Banking & Finance

Power grab

Jumei founder finally delists his firm in the US


Chen: flamboyant entrepreneur

Venture capitalists sometimes deploy personality tests to distinguish between those entrepreneurs that are acceptably optimistic and those that are completely delusional.

For Chen Ou, the flamboyant co-founder of Jumei, the e-commerce site that got its start selling cosmetics, it can be hard to figure out on which side he falls.

The 37 year-old’s confidence borders on cocky. He chose himself as brand ambassador for the beauty site and when the company went public on the New York Stock Exchange in 2014 he made sure to mention that he was the youngest chief executive of a NYSE-listed company in history.

“I can’t tolerate being a mediocre person. For me, mediocrity means failure,” he added.

But the tech tycoon had to admit to a setback last week, when he took Jumei private. On its final trading day, its share price was $19.9, which carried a market capitalisation of $227 million. That compares with its $22 offering price back in 2014. Before Chen’s buyout offer was tabled, its shares had been trading below $10 for several years.

Founded in 2010, Jumei’s annual sales exceeded Rmb500 million ($70.63 million) in its early days, when e-commerce was starting to take off in China. It became an investor darling, expanding its range from beauty products into female luxury goods. Later there were reports that the platform was selling counterfeit products, although Jumei had promised that all the goods it offered were “100% genuine”. Its reputation took a hit when it later acknowledged that third-parties might have been selling fake items.

Competition from larger rivals like Alibaba and intensified and Jumei gradually lost ground. Chen tried to resuscitate the business by foraying into livestreaming, offline stores and even TV drama production, but with no real success. Jumei’s revenues went into decline: from Rmb6.3 billion in 2016 to Rmb4.3 billion in 2018. Active users also fell, from 15.4 million to 10 million. According to data from Analysys, in the third quarter of 2019, Jumei enjoyed just a 0.1% share of China’s B2C e-commerce market.

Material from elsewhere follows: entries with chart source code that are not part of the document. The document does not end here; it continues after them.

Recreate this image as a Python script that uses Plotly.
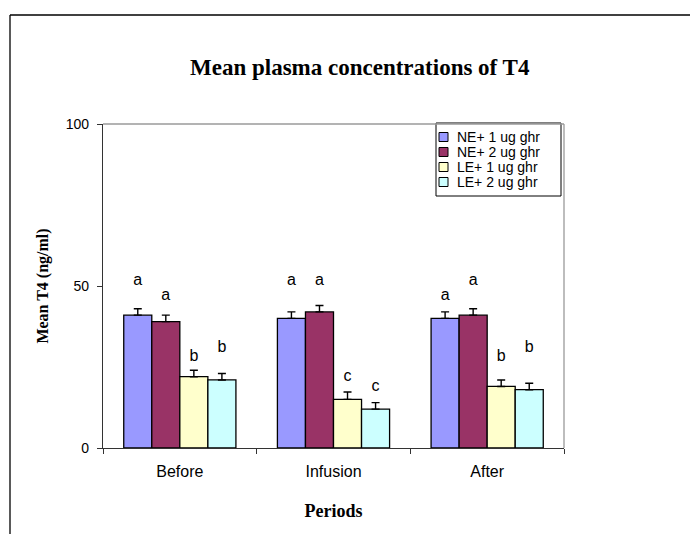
import plotly.graph_objects as go

# ---- data ----
periods = ["Before", "Infusion", "After"]
series_names = ["NE+ 1 ug ghr", "NE+ 2 ug ghr", "LE+ 1 ug ghr", "LE+ 2 ug ghr"]
ne1 = [41, 40, 40]
ne2 = [39, 42, 41]
le1 = [22, 15, 19]
le2 = [21, 12, 18]
ne1_err = [2, 2, 2]
ne2_err = [2, 2, 2]
le1_err = [2, 2.3, 2]
le2_err = [2, 2, 2]
ne1_letters = ["a", "a", "a"]
ne2_letters = ["a", "a", "a"]
le1_letters = ["b", "c", "b"]
le2_letters = ["b", "c", "b"]
ne1_label_y = [51.4, 51.4, 47]
ne2_label_y = [47, 51.4, 51.4]
le1_label_y = [28, 21.8, 28]
le2_label_y = [31, 18.7, 31]
y_ticks = [0, 50, 100]

colors = ["#9999FF", "#993366", "#FFFFCC", "#CCFFFF"]
values = [ne1, ne2, le1, le2]
errs = [ne1_err, ne2_err, le1_err, le2_err]
letters = [ne1_letters, ne2_letters, le1_letters, le2_letters]
label_ys = [ne1_label_y, ne2_label_y, le1_label_y, le2_label_y]

# page body has an 8px default margin; compensate so screen pixels match
OFF = 8
W, H = 698, 534
PW, PH = 461, 324
L, T = 103 - OFF, 124 - OFF
R, B = W - L - PW, H - T - PH

def px_x(x):  # screen pixel -> paper x
    return (x - OFF - L) / PW

def px_y(y):  # screen pixel -> paper y
    return (T + PH - (y - OFF)) / PH

fig = go.Figure()
for i in range(4):
    fig.add_trace(go.Bar(
        x=periods, y=values[i], name=series_names[i],
        marker=dict(color=colors[i], line=dict(color="black", width=1.3)),
        error_y=dict(type="data", symmetric=False, array=errs[i],
                     arrayminus=[0] * len(errs[i]), color="black",
                     thickness=1.4, width=4),
        offsetgroup=str(i), alignmentgroup="g", showlegend=False,
    ))
for i in range(4):
    fig.add_trace(go.Scatter(
        x=periods, y=label_ys[i], mode="text", text=letters[i],
        textposition="middle center",
        textfont=dict(family="Liberation Sans, Arial", size=16, color="black"),
        offsetgroup=str(i), alignmentgroup="g",
        showlegend=False, hoverinfo="skip",
    ))

# manual legend (box, swatches, labels) drawn in paper coordinates
leg_left, leg_right, leg_top, leg_bottom = 436, 561, 123, 196
row_centers = [137, 152, 167, 182]
shapes = [
    dict(type="rect", xref="paper", yref="paper",
         x0=px_x(leg_left), x1=px_x(leg_right), y0=px_y(leg_bottom), y1=px_y(leg_top),
         fillcolor="white", line=dict(color="black", width=1), layer="above"),
]
annotations = []
for i in range(4):
    yc = row_centers[i]
    shapes.append(dict(type="rect", xref="paper", yref="paper",
                       x0=px_x(439), x1=px_x(448), y0=px_y(yc + 4.5), y1=px_y(yc - 4.5),
                       fillcolor=colors[i], line=dict(color="black", width=1),
                       layer="above"))
    annotations.append(dict(text=series_names[i], xref="paper", yref="paper",
                            x=px_x(455), y=px_y(yc), xanchor="left", yanchor="middle",
                            showarrow=False,
                            font=dict(family="Liberation Sans, Arial", size=14,
                                      color="black")))

annotations.append(dict(
    text="<b>Mean plasma concentrations of T4</b>", xref="paper", yref="paper",
    x=px_x(360), y=px_y(67), xanchor="center", yanchor="middle",
    showarrow=False,
    font=dict(family="Liberation Serif, Times New Roman", size=23, color="black"),
))

shapes += [
    # plot-area border (top & right)
    dict(type="line", xref="paper", yref="paper", x0=0, x1=1, y0=1, y1=1,
         line=dict(color="#9a9a9a", width=1.3)),
    dict(type="line", xref="paper", yref="paper", x0=1, x1=1, y0=0, y1=1,
         line=dict(color="#9a9a9a", width=1.3)),
    # outer frame (top & left)
    dict(type="line", xref="paper", yref="paper", x0=px_x(10), x1=px_x(710),
         y0=px_y(15), y1=px_y(15), line=dict(color="black", width=1.3)),
    dict(type="line", xref="paper", yref="paper", x0=px_x(10), x1=px_x(10),
         y0=px_y(15), y1=px_y(545), line=dict(color="black", width=1.3)),
]

fig.update_layout(
    width=W, height=H,
    margin=dict(l=L, r=R, t=T, b=B, autoexpand=False),
    paper_bgcolor="white", plot_bgcolor="white",
    barmode="group", bargap=0.27, bargroupgap=0,
    scattermode="group", scattergap=0.27,
    font=dict(family="Liberation Sans, Arial", color="black"),
    showlegend=False,
    xaxis=dict(
        automargin=False,
        showline=True, linecolor="#333333", linewidth=1.3,
        ticks="outside", tickson="boundaries", ticklen=5, tickcolor="#333333",
        tickfont=dict(size=16), ticklabelstandoff=9, showgrid=False,
        title=dict(text="<b>Periods</b>", standoff=25,
                   font=dict(family="Liberation Serif, Times New Roman", size=18)),
    ),
    yaxis=dict(
        automargin=False,
        range=[0, 100], tickvals=y_ticks, showline=True, linecolor="#333333",
        linewidth=1.3, ticks="outside", ticklen=5, tickcolor="#333333",
        tickfont=dict(size=14), ticklabelstandoff=5, showgrid=False, zeroline=False,
        title=dict(text="<b>Mean T4 (ng/ml)</b>", standoff=13,
                   font=dict(family="Liberation Serif, Times New Roman", size=16)),
    ),
    annotations=annotations,
    shapes=shapes,
)

fig.write_html("out.html")
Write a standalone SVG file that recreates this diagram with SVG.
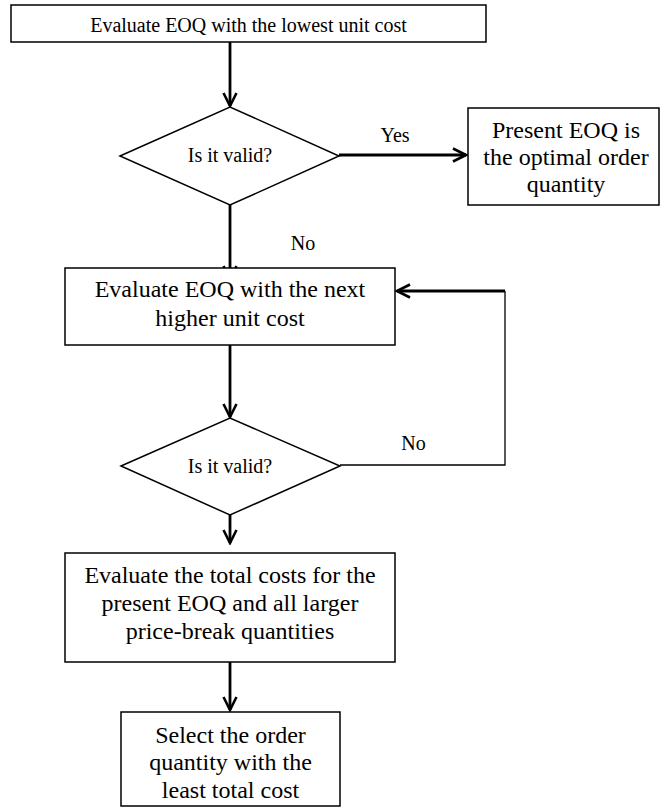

“In recent years, Chen Ou has been questioned not only for his efforts to take the company private but also how he has dealt with the downturn in the e-commerce business. He has since dabbled in TV dramas, produced smart homes devices and invested in power bank sharing. Although Chen called this diversification, in the eyes of many investors and the market, it was more like a blindly chasing after the next thing and not focusing on his real job,” Phoenix News critiques.

Faced with a falling share price, Chen had offered to take the company private back in 2016, when he made his first offer at $7 per ADS (American Depositary Share), about a third of the market price at the time. Angry shareholders protested to the SEC about Chen and venture capital firm Sequoia Capital, his backer, for setting such a low price for the buyback. Chen scrapped the offer the next year.

In January he made another attempt to acquire the shares that he did not already own (he then held a 45% stake in the company) for $20 per ADS in cash. This time round, shareholders relented.

Chen now has more freedom to take the business in new directions. In fact, he has been planning the next chapter for a while: in 2017, despite shareholder opposition, Jumei paid Rmb300 million for a 60% stake in the power bank sharing company Jiedian. It operates self-service cabinets in train stations and shopping malls from which customers can rent recharging devices (for between Rmb1 to Rmb7 an hour). The power banks contributed about a fifth of Jumei’s revenues in 2018, up from just 3% in 2017, and Jumei says that Jiedian has been profitable since 2018. It is also the leader in its sector, with a market share of 40.5% and more than 107 million users, says iiMedia Research.

Sceptics on the phone-charger sharing business ask why people will rent units when it costs so little to buy one.

But growing rental numbers suggest that there is a market. And it looks like this is going to be Chen’s new focus in reigniting investor interest – with speculation that it won’t be long before he relists his firm on China’s A-share market.